- GIVEN TASK
Pictures within the data are to be left out; everything else must be reproduced exactly.

- DATA SHOWN
== == ==

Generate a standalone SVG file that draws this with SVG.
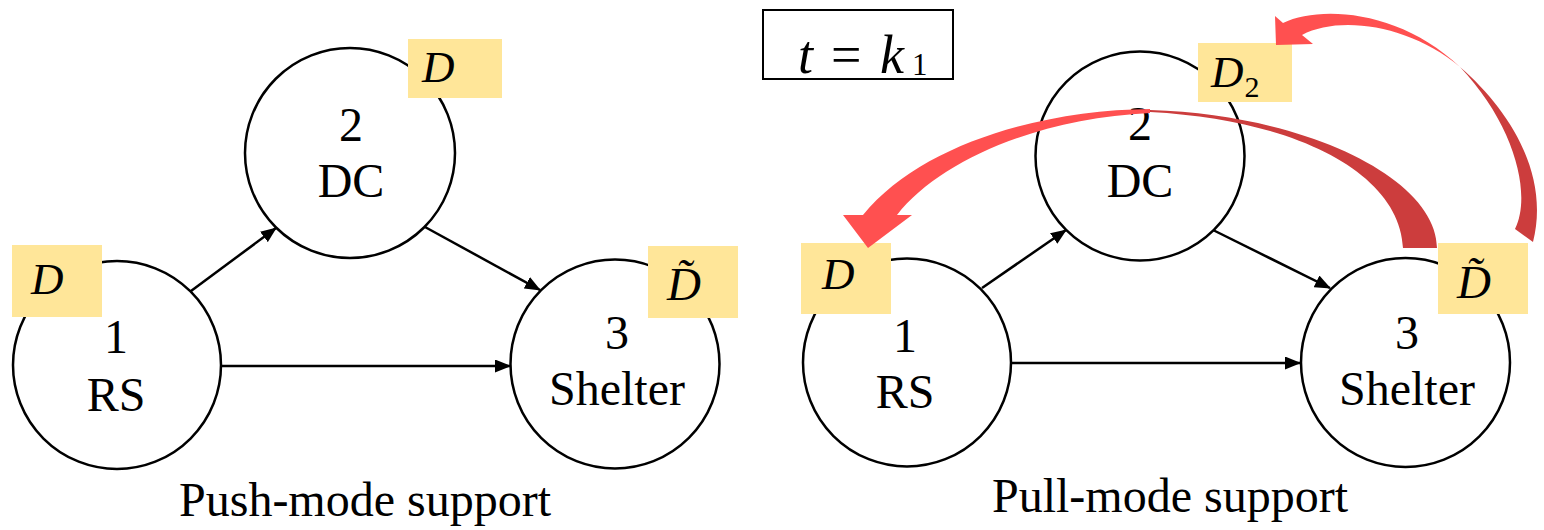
<svg xmlns="http://www.w3.org/2000/svg" width="1544" height="530" viewBox="0 0 1544 530">
<defs>
<style>
.node{fill:#fff;stroke:#000;stroke-width:2.5}
.t{font-family:"Liberation Serif","Times New Roman",serif;font-size:48px;fill:#000;text-anchor:middle}
.m{font-family:"Liberation Serif","Times New Roman",serif;font-style:italic;font-size:45px;fill:#000}
.lab{fill:#FFE699}
.edge{stroke:#000;stroke-width:2.5;fill:none;marker-end:url(#ah)}
.bright{fill:#FF5050}
.dark{fill:#CC3D3D}
</style>
<marker id="ah" markerUnits="userSpaceOnUse" viewBox="0 0 16 13" refX="15" refY="6.5" markerWidth="16" markerHeight="13" orient="auto">
<path d="M0,0 L16,6.5 L0,13 Z" fill="#000"/>
</marker>
</defs>
<rect width="1544" height="530" fill="#fff"/>

<!-- Connectors -->
<g id="connectors">
<line class="edge" x1="191" y1="291" x2="276" y2="228"/>
<line class="edge" x1="425" y1="227" x2="540" y2="290"/>
<line class="edge" x1="221" y1="366" x2="510" y2="366"/>
<line class="edge" x1="982" y1="288" x2="1066" y2="230"/>
<line class="edge" x1="1213" y1="230" x2="1330" y2="288"/>
<line class="edge" x1="1011" y1="363" x2="1300" y2="363"/>
</g>

<!-- Left graph nodes -->
<g id="L1"><circle class="node" cx="117" cy="365" r="104"/><text class="t" x="116" y="353">1</text><text class="t" x="116" y="411">RS</text></g>
<g id="L2"><circle class="node" cx="350" cy="153" r="105"/><text class="t" x="351" y="141">2</text><text class="t" x="351" y="197">DC</text></g>
<g id="L3"><circle class="node" cx="615" cy="364" r="104.5"/><text class="t" x="617" y="349">3</text><text class="t" x="617" y="405">Shelter</text></g>

<!-- Right graph nodes -->
<g id="R1"><circle class="node" cx="907" cy="362.5" r="104"/><text class="t" x="905" y="352">1</text><text class="t" x="905" y="408">RS</text></g>
<g id="R2"><circle class="node" cx="1140" cy="156" r="104.5"/><text class="t" x="1140" y="140">2</text><text class="t" x="1140" y="197">DC</text></g>
<g id="R3"><circle class="node" cx="1405.5" cy="362.5" r="104.5"/><text class="t" x="1407" y="349">3</text><text class="t" x="1407" y="405">Shelter</text></g>

<!-- Labels -->
<g id="labL2"><rect class="lab" x="408" y="39" width="94" height="59"/><text class="m" x="422" y="82">D</text></g>
<g id="labL1"><rect class="lab" x="12" y="245" width="90" height="72"/><text class="m" x="31" y="294">D</text></g>
<g id="labL3"><rect class="lab" x="648" y="246" width="90" height="72"/><text class="m" x="667" y="300" style="font-size:47px">D̃</text></g>
<g id="labR1"><rect class="lab" x="801" y="243" width="90" height="71"/><text class="m" x="822" y="289">D</text></g>
<g id="labR2"><rect class="lab" x="1198" y="43" width="94" height="59"/><text class="m" x="1211" y="87">D<tspan dx="1" dy="10" style="font-style:normal;font-size:30px">2</tspan></text></g>
<g id="labR3"><rect class="lab" x="1438" y="243" width="90" height="71"/><text class="m" x="1457" y="298" style="font-size:47px">D̃</text></g>

<!-- Red curved arrows -->
<g id="pull-arrows">
<path class="dark" d="M1150,110 C1310,115 1437,180 1437,248 L1403,248 C1400,175 1300,120 1150,112 Z"/>
<path class="bright" d="M1150,109 C1040,110 920,145 863,215 L843,215 L868,248 L912,215 L897,215 C940,160 1040,118 1150,113 Z"/>
<path class="dark" d="M1460,67 C1510,110 1550,175 1533,242 L1515,229 C1532,195 1515,125 1460,67 Z"/>
<path class="bright" d="M1460,67 C1400,10 1320,5 1283,23 L1275,16 L1276,45 L1313,44 L1302,35 C1340,15 1410,25 1460,67 Z"/>
</g>

<!-- Time box -->
<g id="timebox">
<rect x="763" y="10" width="190" height="69" fill="#fff" stroke="#000" stroke-width="2"/>
<text class="m" x="798" y="73" style="font-size:54px">t<tspan x="831" style="font-style:normal">=</tspan><tspan x="880">k</tspan><tspan x="912" dy="2" style="font-style:normal;font-size:31px">1</tspan></text>
</g>

<!-- Captions -->
<text class="t" x="365" y="516">Push-mode support</text>
<text class="t" x="1170" y="512">Pull-mode support</text>
</svg>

== == ==

- RESPONSE TO THE EXERCISE
Generate a standalone SVG file that draws this with SVG.
<svg xmlns="http://www.w3.org/2000/svg" width="1544" height="530" viewBox="0 0 1544 530">
<defs>
<style>
.node{fill:#fff;stroke:#000;stroke-width:2.5}
.t{font-family:"Liberation Serif","Times New Roman",serif;font-size:48px;fill:#000;text-anchor:middle}
.m{font-family:"Liberation Serif","Times New Roman",serif;font-style:italic;font-size:45px;fill:#000}
.lab{fill:#FFE699}
.edge{stroke:#000;stroke-width:2.5;fill:none;marker-end:url(#ah)}
.bright{fill:#FF5050}
.dark{fill:#CC3D3D}
</style>
<marker id="ah" markerUnits="userSpaceOnUse" viewBox="0 0 16 13" refX="15" refY="6.5" markerWidth="16" markerHeight="13" orient="auto">
<path d="M0,0 L16,6.5 L0,13 Z" fill="#000"/>
</marker>
</defs>
<rect width="1544" height="530" fill="#fff"/>

<!-- Connectors -->
<g id="connectors">
<line class="edge" x1="191" y1="291" x2="276" y2="228"/>
<line class="edge" x1="425" y1="227" x2="540" y2="290"/>
<line class="edge" x1="221" y1="366" x2="510" y2="366"/>
<line class="edge" x1="982" y1="288" x2="1066" y2="230"/>
<line class="edge" x1="1213" y1="230" x2="1330" y2="288"/>
<line class="edge" x1="1011" y1="363" x2="1300" y2="363"/>
</g>

<!-- Left graph nodes -->
<g id="L1"><circle class="node" cx="117" cy="365" r="104"/><text class="t" x="116" y="353">1</text><text class="t" x="116" y="411">RS</text></g>
<g id="L2"><circle class="node" cx="350" cy="153" r="105"/><text class="t" x="351" y="141">2</text><text class="t" x="351" y="197">DC</text></g>
<g id="L3"><circle class="node" cx="615" cy="364" r="104.5"/><text class="t" x="617" y="349">3</text><text class="t" x="617" y="405">Shelter</text></g>

<!-- Right graph nodes -->
<g id="R1"><circle class="node" cx="907" cy="362.5" r="104"/><text class="t" x="905" y="352">1</text><text class="t" x="905" y="408">RS</text></g>
<g id="R2"><circle class="node" cx="1140" cy="156" r="104.5"/><text class="t" x="1140" y="140">2</text><text class="t" x="1140" y="197">DC</text></g>
<g id="R3"><circle class="node" cx="1405.5" cy="362.5" r="104.5"/><text class="t" x="1407" y="349">3</text><text class="t" x="1407" y="405">Shelter</text></g>

<!-- Labels -->
<g id="labL2"><rect class="lab" x="408" y="39" width="94" height="59"/><text class="m" x="422" y="82">D</text></g>
<g id="labL1"><rect class="lab" x="12" y="245" width="90" height="72"/><text class="m" x="31" y="294">D</text></g>
<g id="labL3"><rect class="lab" x="648" y="246" width="90" height="72"/><text class="m" x="667" y="300" style="font-size:47px">D̃</text></g>
<g id="labR1"><rect class="lab" x="801" y="243" width="90" height="71"/><text class="m" x="822" y="289">D</text></g>
<g id="labR2"><rect class="lab" x="1198" y="43" width="94" height="59"/><text class="m" x="1211" y="87">D<tspan dx="1" dy="10" style="font-style:normal;font-size:30px">2</tspan></text></g>
<g id="labR3"><rect class="lab" x="1438" y="243" width="90" height="71"/><text class="m" x="1457" y="298" style="font-size:47px">D̃</text></g>

<!-- Red curved arrows -->
<g id="pull-arrows">
<path class="dark" d="M1150,110 C1310,115 1437,180 1437,248 L1403,248 C1400,175 1300,120 1150,112 Z"/>
<path class="bright" d="M1150,109 C1040,110 920,145 863,215 L843,215 L868,248 L912,215 L897,215 C940,160 1040,118 1150,113 Z"/>
<path class="dark" d="M1460,67 C1510,110 1550,175 1533,242 L1515,229 C1532,195 1515,125 1460,67 Z"/>
<path class="bright" d="M1460,67 C1400,10 1320,5 1283,23 L1275,16 L1276,45 L1313,44 L1302,35 C1340,15 1410,25 1460,67 Z"/>
</g>

<!-- Time box -->
<g id="timebox">
<rect x="763" y="10" width="190" height="69" fill="#fff" stroke="#000" stroke-width="2"/>
<text class="m" x="798" y="73" style="font-size:54px">t<tspan x="831" style="font-style:normal">=</tspan><tspan x="880">k</tspan><tspan x="912" dy="2" style="font-style:normal;font-size:31px">1</tspan></text>
</g>

<!-- Captions -->
<text class="t" x="365" y="516">Push-mode support</text>
<text class="t" x="1170" y="512">Pull-mode support</text>
</svg>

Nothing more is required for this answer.